Ne yazılır, nasıl yazılır bilmiyorum. Bu takım her türlü zorluğa rağmen kupa kazanmaya devam ediyor. Ödeme problemleri, sıkıntılı kulüp ve şube yönetimine rağmen bir varoluş çabası bu.
2005 yılında başlayan maceranın 11. senesini bitiriyoruz. Önümüzde bir play-off var. Pek umutlu olmamak gerek zira Fifi henüz hazır değil. O yüzden lig şampiyonluğunu biraz uzak ihtimal görüyorum. Üstelik yarı finalde Beşiktaş ile oynuyoruz. Burada sezonu noktalayabiliriz. 11 senenin en sorunlu bölümünde gidip kupa kazanmak bir kültürün, bir alışkanlığın eseri. Kolay oturtulmadı, kolay harcanamaz.

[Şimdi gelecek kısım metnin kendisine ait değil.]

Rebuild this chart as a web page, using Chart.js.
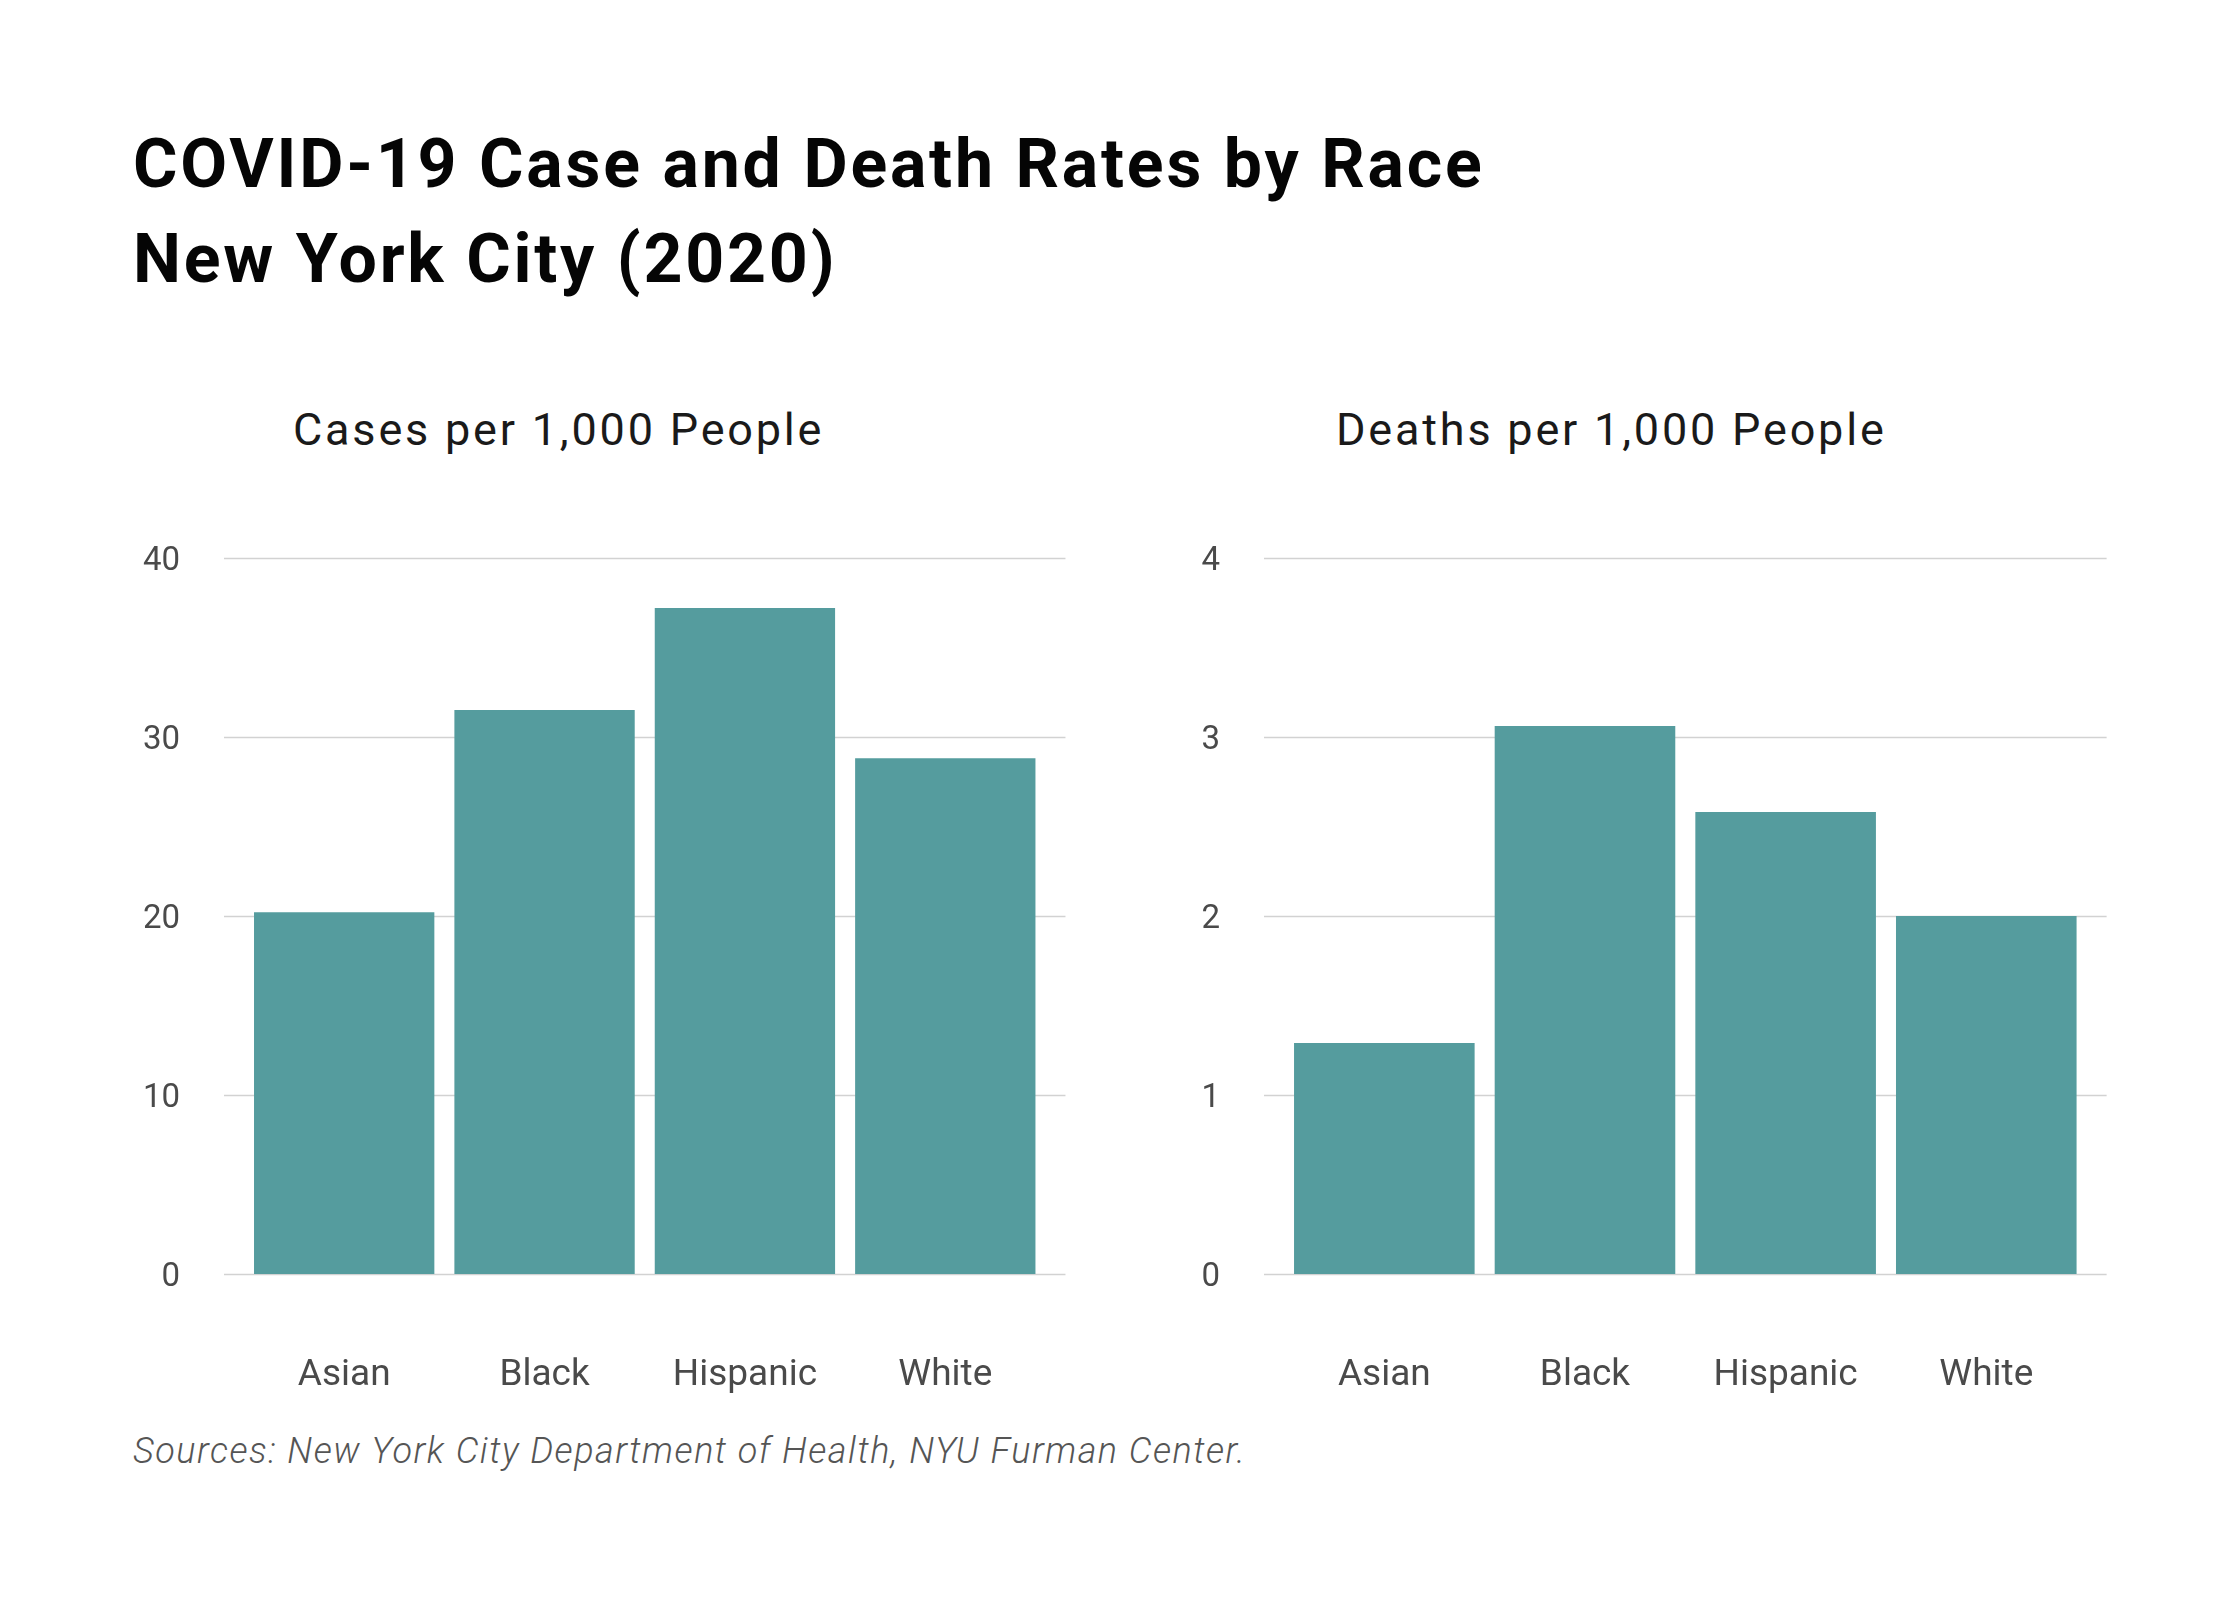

Kulüp yetkilileri takım Fransa'da kupanın bir ucundan tutarken, Türkiye'de Sedat Hoca'nın yerine birisiyle görüşür. Üstelik görüştükleri kişi Fenerbahçelidir. Bu kadar düşmüştür kulüp ve şube yönetimi. Şubeyi kapatmak için genel kurul kararı gerektiğinden, bunu da yapamayacaklarından yavaş yavaş sindirerek yok etme operasyonundalar iki senedir. O yüzdendir, bence bu zaferden en çok rahatsız olan da kulüp ve şube yönetimidir. Bir yönetim takımı kupa kazandı diye mutsuz olur mu? Bunlar mutsuz olmuştur zira kendi kazdıkları kuyuya kendileri düştüler. Üstüne bir de lig şampiyonluğu gelirse...
Hakları ödenmez. Haklarını helal ederler mi bilmiyorum ama sporcusundan, idarecisine baştan aşağı maddi manevi sıkıntılarla geçen sezonda kazandıkları her şey onlara helaldir. Helal olsun!